Because, relevant.
[video]
He's completely wrong, though. And I'm not sure how he could have made this video without realising how wrong he is. Clearly you can't say for sure that you could make a difficult climb, otherwise it wouldn't be a difficult climb (unless you're a skilled climber and have plenty of time, in which case you get an automatic 20).
Oh good, somebody else said it. My mind was just blown away when I watched that piece of shit last night. (The video and his argument, not the person. Never saw or heard of him before.) An interesting idea, at best, but so are many fan fiction concepts that people throw around. They have the best of intentions, but ultimately they're just crazy at the end of the day.
Also, NOT relevant in the fucking slightest.
A rolled dice is literally testing the likelihoods. He's right that the character doesn't envision dice to test their odds, and that there's a high likelihood that they don't go to a task with an expectation of failing. But the dice ARE there to represent the CHANCE of failure. Not the character's agency of recognizing that they cannot climb that wall. Otherwise why would they have bothered? And no, the answer is not "because they have no other choice." That ignores the ENTIRE premise of RPGs: player choice. They are DERIVED by what the player wants to do, and countless many "dice rolls" (whether physical or invisible and calculated) were attempted by players simply wishing to try something they had no idea how well they would do. What he fails to understand is that this is what DMs are for, or why older CRPGs hid their calculations from the player. Neither the player NOR the character they're role playing are aware of their chances of success, they only have a notion.

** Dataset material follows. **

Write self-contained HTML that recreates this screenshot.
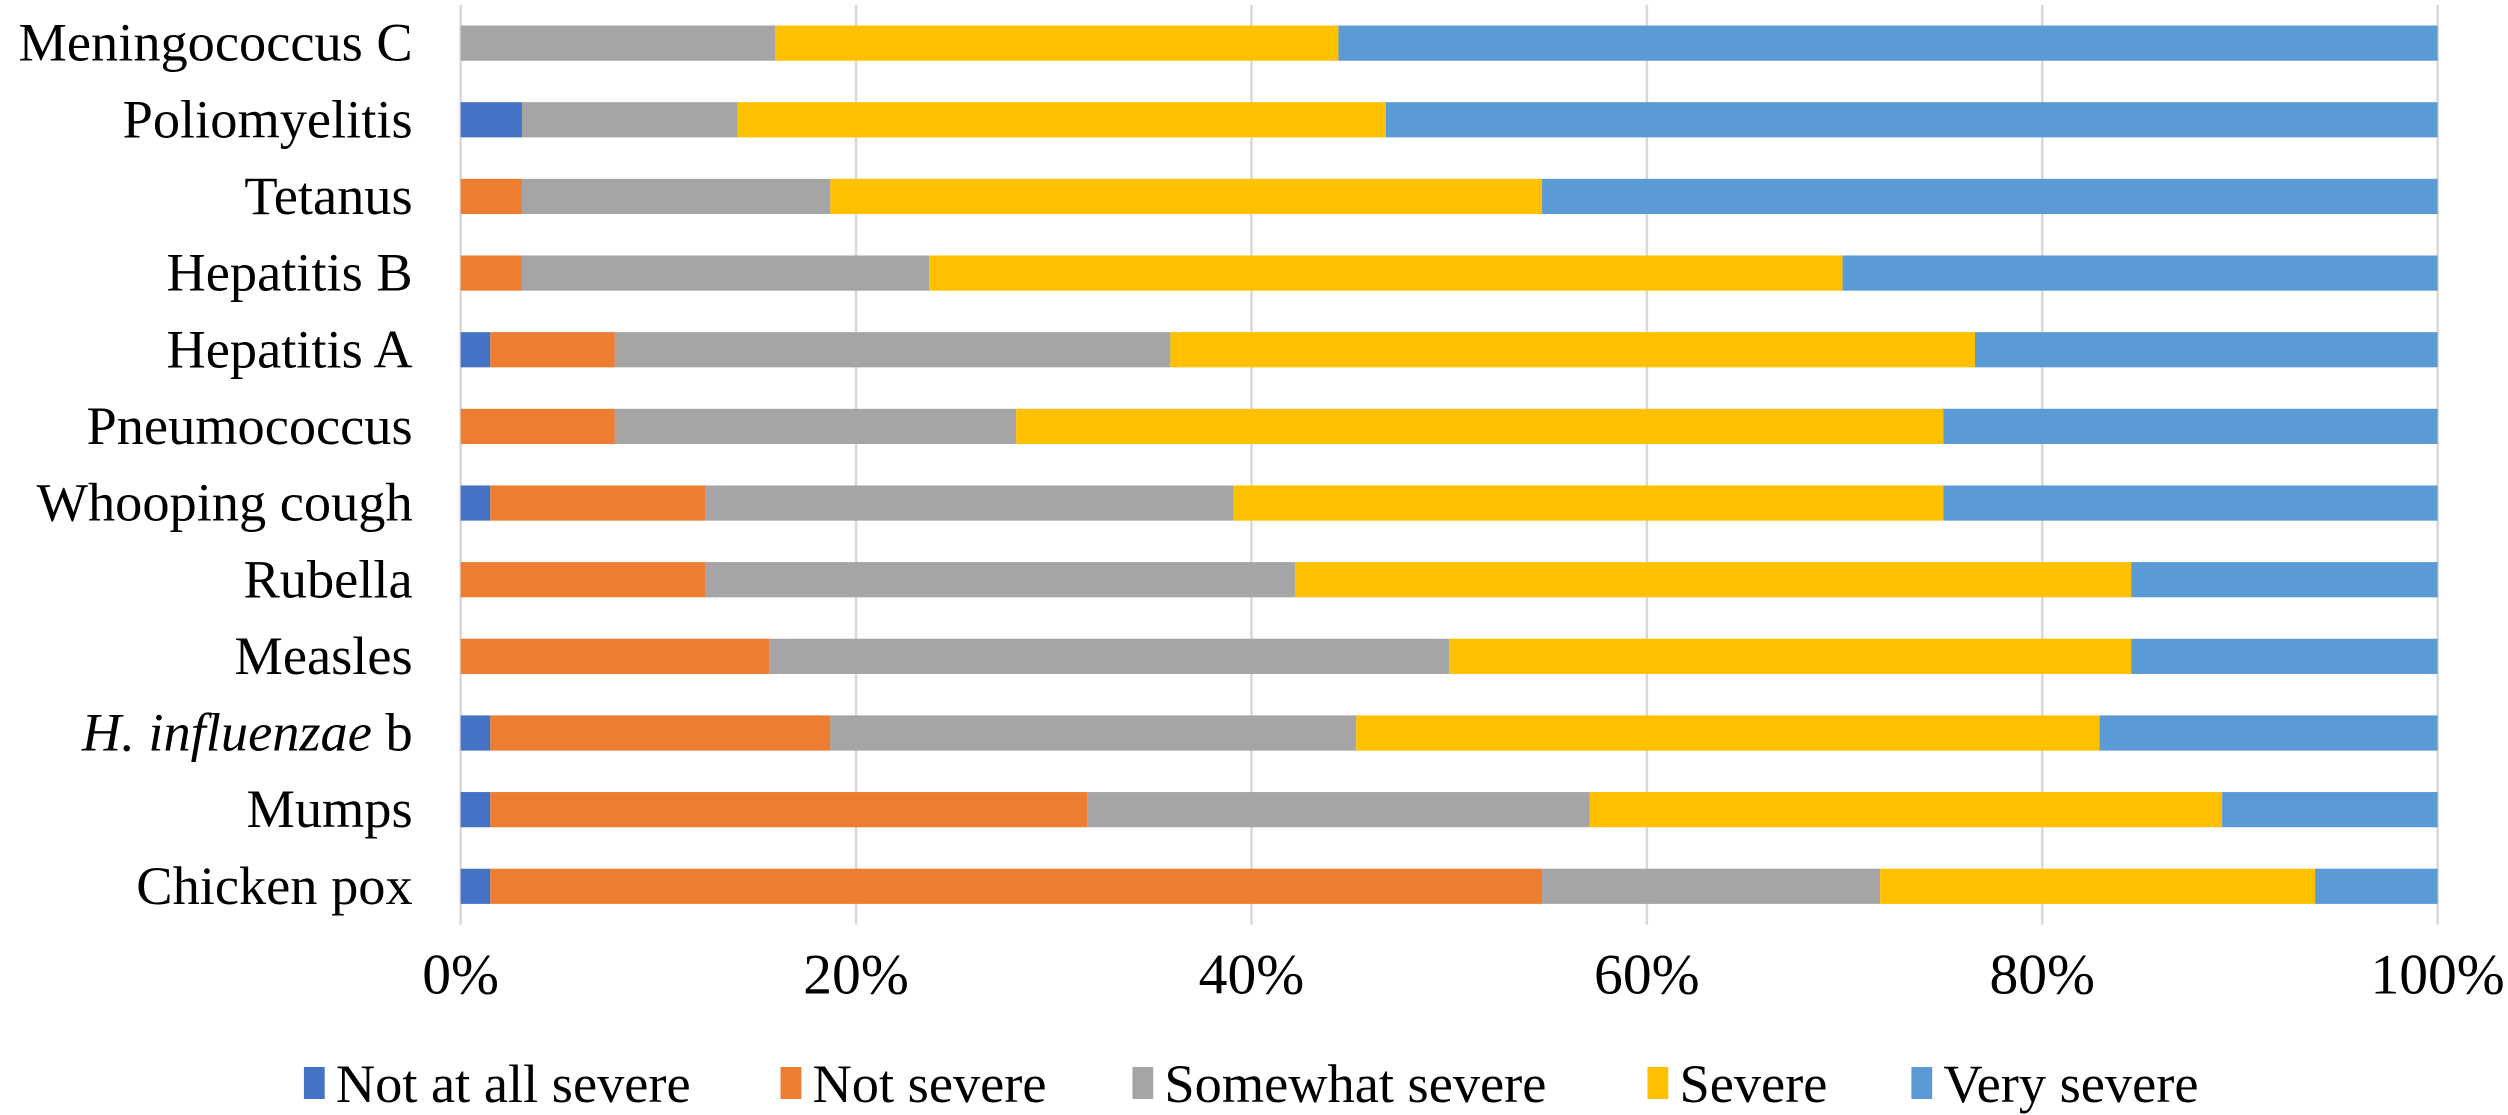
<!DOCTYPE html>
<html><head><meta charset="utf-8"><style>
html,body{margin:0;padding:0;background:#fff;}
svg{display:block;}
text{font-family:"Liberation Serif","DejaVu Serif",serif;fill:#000;}
</style></head><body>
<svg id="chart" width="2508" height="1115" viewBox="0 0 1568 697" preserveAspectRatio="none" xmlns="http://www.w3.org/2000/svg" font-family="Liberation Serif, DejaVu Serif, serif">
<g id="grid"></g>
<g id="bars"></g>
<g id="ylabels"></g>
<g id="xlabels"></g>
<g id="legend"></g>
</svg>
<script>
const categories = ["Meningococcus C","Poliomyelitis","Tetanus","Hepatitis B","Hepatitis A","Pneumococcus","Whooping cough","Rubella","Measles","H. influenzae b","Mumps","Chicken pox"];
const notAtAllSevere = [0,3.1,0,0,1.5,0,1.5,0,0,1.5,1.5,1.5];
const notSevere      = [0,0,3.1,3.1,6.3,7.8,10.9,12.4,15.6,17.2,30.2,53.2];
const somewhatSevere = [15.9,10.9,15.6,20.6,28.1,20.3,26.7,29.8,34.4,26.6,25.4,17.1];
const severe         = [28.5,32.8,36.0,46.2,40.7,46.9,35.9,42.3,34.5,37.6,32.0,22.0];
const verySevere     = [55.6,53.2,45.3,30.1,23.4,25.0,25.0,15.5,15.5,17.1,10.9,6.2];
const tickLabels = ["0%","20%","40%","60%","80%","100%"];
const tickValues = [0,20,40,60,80,100];
const seriesNames = ["Not at all severe","Not severe","Somewhat severe","Severe","Very severe"];

const series = [notAtAllSevere, notSevere, somewhatSevere, severe, verySevere];
const colors = ["#4472C4","#ED7D31","#A5A5A5","#FFC000","#5B9BD5"];
const SVGNS = "http://www.w3.org/2000/svg";
const FONT = '"Liberation Serif", "DejaVu Serif", serif';
const x0 = 288, x1 = 1524, plotTop = 3, plotBottom = 578;
const xScale = v => x0 + (x1 - x0) * v / 100;
const rowH = (plotBottom - plotTop) / categories.length;
const yCenter = i => plotTop + rowH * (i + 0.5);
const barH = 22;
function mk(tag, parent){ const e = document.createElementNS(SVGNS, tag); parent.appendChild(e); return e; }

const grid = document.getElementById('grid');
tickValues.forEach((t, i) => {
  const l = mk('line', grid);
  
  
  l.setAttribute('x1', xScale(t)); l.setAttribute('x2', xScale(t));
  l.setAttribute('y1', plotTop); l.setAttribute('y2', plotBottom);
  l.setAttribute('stroke', '#D9D9D9'); l.setAttribute('stroke-width', 1.6);
  const tx = mk('text', document.getElementById('xlabels'));
  
  
  tx.setAttribute('x', xScale(t)); tx.setAttribute('y', 621);
  tx.setAttribute('text-anchor', 'middle'); tx.setAttribute('font-size', 36);
  tx.setAttribute('font-family', FONT);
  tx.textContent = tickLabels[i];
});

const bars = document.getElementById('bars');
categories.forEach((c, i) => {
  let cum = 0;
  series.forEach((s, k) => {
    const v = s[i];
    if (v > 0) {
      const r = mk('rect', bars);
      
      
      r.setAttribute('x', xScale(cum)); r.setAttribute('width', xScale(cum + v) - xScale(cum));
      r.setAttribute('y', yCenter(i) - barH / 2); r.setAttribute('height', barH);
      r.setAttribute('fill', colors[k]);
    }
    cum += v;
  });
  const t = mk('text', document.getElementById('ylabels'));
  
  
  t.setAttribute('x', 258); t.setAttribute('y', yCenter(i) + 11);
  t.setAttribute('text-anchor', 'end'); t.setAttribute('font-size', 34);
  t.setAttribute('font-family', FONT);
  if (c.indexOf('H. influenzae') === 0) {
    const a = mk('tspan', t); a.setAttribute('font-style', 'italic'); a.textContent = 'H. influenzae';
    const b = mk('tspan', t); b.textContent = ' b';
  } else t.textContent = c;
});

const legend = document.getElementById('legend');
const lx = [190, 488, 708, 1030, 1195];
seriesNames.forEach((n, k) => {
  const g = mk('g', legend);
  
  
  const r = mk('rect', g);
  r.setAttribute('x', lx[k]); r.setAttribute('y', 667); r.setAttribute('width', 13); r.setAttribute('height', 20);
  r.setAttribute('fill', colors[k]);
  const t = mk('text', g);
  t.setAttribute('x', lx[k] + 20); t.setAttribute('y', 689); t.setAttribute('font-size', 34);
  t.setAttribute('font-family', FONT);
  t.textContent = n;
});
</script>
</body></html>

For example: I can remember one D&D Campaign I played many years ago where I tried to talk my way around some NPC giving a quest, and each time I tried the DM had me make a charisma role. Later on I found out that the dice roles were a formality, because the NPC had such ASTRONOMICALLY high charisma that it would've been mathematically impossible for me to persuade him to do anything (he was a boss character, basically). I didn't know that, my character didn't know that. We both simply assumed that since the character I was playing was very intelligent and charismatic that it would be possible to use his way with words to find out if this NPC had ulterior motives, or was hiding anything. In no ways was this like that hypothetical wall that my character "knew he could climb". This was an NPC my character (and I) felt like our chances of persuading were decently high enough, and it was absolutely false. We never stood a chance. That bastard fooled me just as well as he fooled EVERYONE else, because the dice roles made it impossible for me to learn otherwise. I could see my own dice roles, but I couldn't see the DM's. That's the major difference this guy is missing.

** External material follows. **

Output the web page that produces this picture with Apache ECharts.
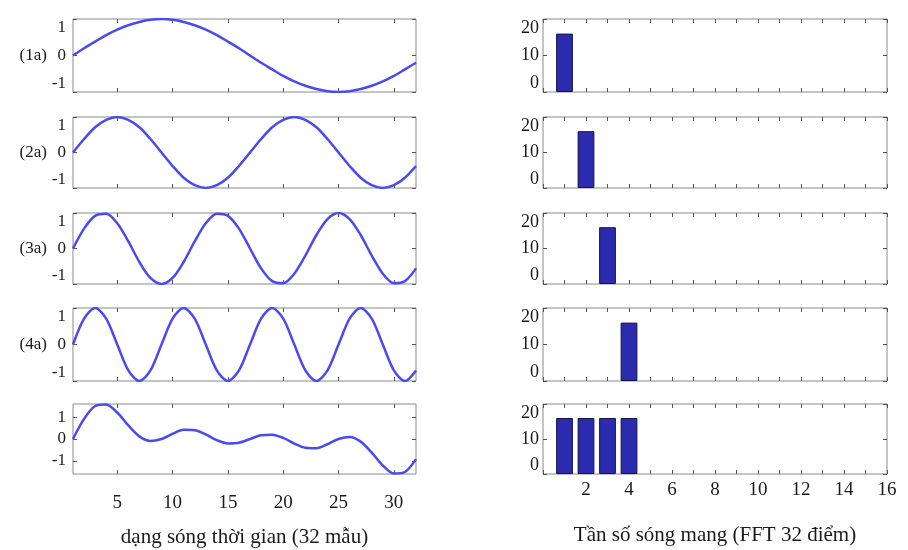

It IS all about probability and chance. That's why we role dice- a gambler's tool -at all! Maybe I could find his claims less nonsensical if he'd argued that each side of the dice represented some alternate reality where different events tied to each attempted action took place, and the dice determined which reality we would experience. But that would still be arguing something I consider to be absolute nonsense anyway! So basically... yeah, dude has no idea what he's talking about.